Task to carry out: From the first line of the data down to and including the line with "import seaborn as sns", copy everything exactly, leaving out pictures.

:: Source material ::

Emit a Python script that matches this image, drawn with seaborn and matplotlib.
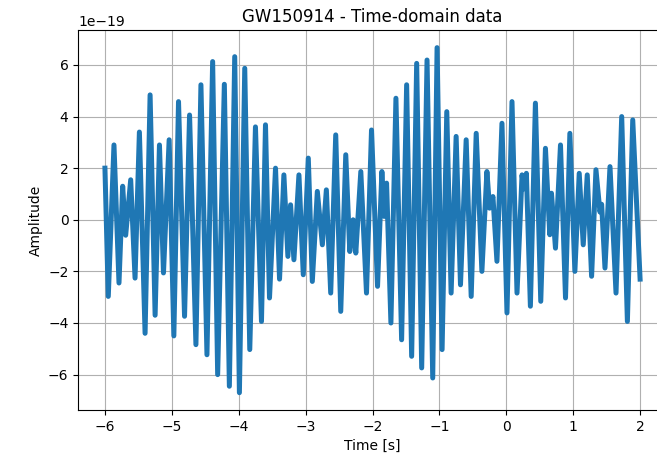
import numpy as np
import matplotlib
matplotlib.use("Agg")
import matplotlib.pyplot as plt
import seaborn as sns

# extrema of the strain signal (time in s, amplitude in 1e-19)
time = [
    -6.0, -5.95, -5.865, -5.79, -5.735, -5.69, -5.615, -5.55, -5.485, -5.40,
    -5.325, -5.25, -5.185, -5.125, -5.04, -4.97, -4.90, -4.81, -4.735,
    -4.64, -4.565, -4.475, -4.39, -4.315, -4.215, -4.14, -4.06, -3.99, -3.91,
    -3.835, -3.75, -3.66, -3.60, -3.54, -3.45, -3.39,
    -3.325, -3.265, -3.225, -3.175, -3.10, -3.035, -2.96, -2.90, -2.825, -2.75,
    -2.69, -2.625, -2.55, -2.475, -2.40, -2.34, -2.29, -2.25, -2.175, -2.09,
    -2.015, -1.925, -1.86, -1.825, -1.79, -1.725, -1.65, -1.565, -1.49, -1.415,
    -1.34, -1.265, -1.185, -1.10, -1.035, -0.96, -0.89, -0.825, -0.75,
    -0.685, -0.60, -0.525, -0.45, -0.365, -0.29, -0.25, -0.20, -0.14, -0.065,
    0.01, 0.085, 0.16, 0.235, 0.265, 0.30, 0.36, 0.435, 0.515, 0.585, 0.65,
    0.675, 0.735, 0.81, 0.885, 0.95, 1.025, 1.09, 1.15, 1.21, 1.275, 1.34,
    1.40, 1.425, 1.475, 1.55, 1.64, 1.725, 1.81, 1.89, 2.0,
]
amplitude = [
    2.0, -2.97, 2.9, -2.45, 1.3, -0.6, 1.55, -2.26, 3.4, -4.4,
    4.84, -3.7, 2.9, -2.06, 3.1, -4.5, 4.58, -3.74, 4.06,
    -4.84, 5.23, -5.23, 6.13, -6.0, 5.25, -6.45, 6.32, -6.7, 5.87,
    -5.03, 3.6, -3.94, 3.68, -3.03, 2.0, -2.3,
    1.74, -1.42, 0.58, -1.55, 1.74, -2.13, 2.39, -2.39, 1.1, -0.97,
    1.16, -2.84, 3.29, -3.55, 2.52, -1.23, 0.0, -1.29, 1.87, -2.84,
    3.48, -2.58, 1.87, 0.13, 1.42, -4.0, 4.71, -4.65, 5.23, -5.29,
    6.06, -5.74, 6.19, -6.13, 6.67, -5.03, 4.19, -2.84, 3.23,
    -2.52, 3.1, -2.97, 3.35, -2.0, 1.87, 0.45, 0.9, -1.61, 3.74,
    -3.61, 4.58, -2.84, 1.74, 1.2, 1.8, -3.35, 4.52, -3.16, 2.77, -0.58,
    1.03, -1.1, 2.9, -3.03, 3.35, -2.0, 1.8, -0.97, 1.74, -2.19, 1.94,
    0.3, 0.6, -1.87, 2.06, -2.84, 4.0, -3.94, 3.87, -2.3,
]

t = np.array(time)
h = np.array(amplitude) * 1e-19

fig = plt.figure(figsize=(6.57, 4.75), dpi=100)
# axes run a little past the right edge, like the cropped original
ax = fig.add_axes([0.119, 0.137, 0.896, 0.799])

sns.lineplot(x=t, y=h, ax=ax, sort=False, color="#1f77b4", linewidth=3.6)

ax.grid(True)
ax.set_title("GW150914 - Time-domain data", fontsize=12)
ax.set_xlabel("Time [s]")
ax.set_ylabel("Amplitude")

fig.savefig("out.png", dpi=100)
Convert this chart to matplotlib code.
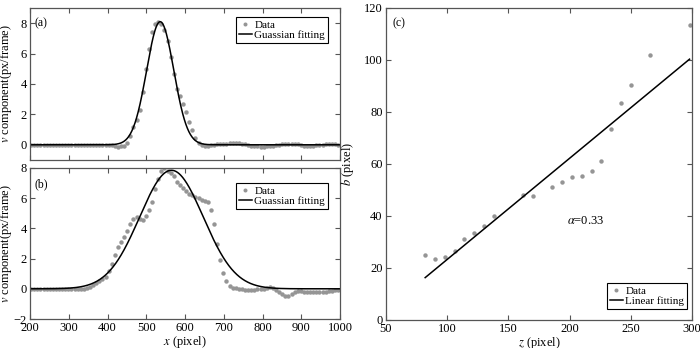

:::

Response:
Emit a Python script that matches this image, drawn with seaborn and matplotlib.
import numpy as np
import matplotlib
matplotlib.use("Agg")
import matplotlib.pyplot as plt
import seaborn as sns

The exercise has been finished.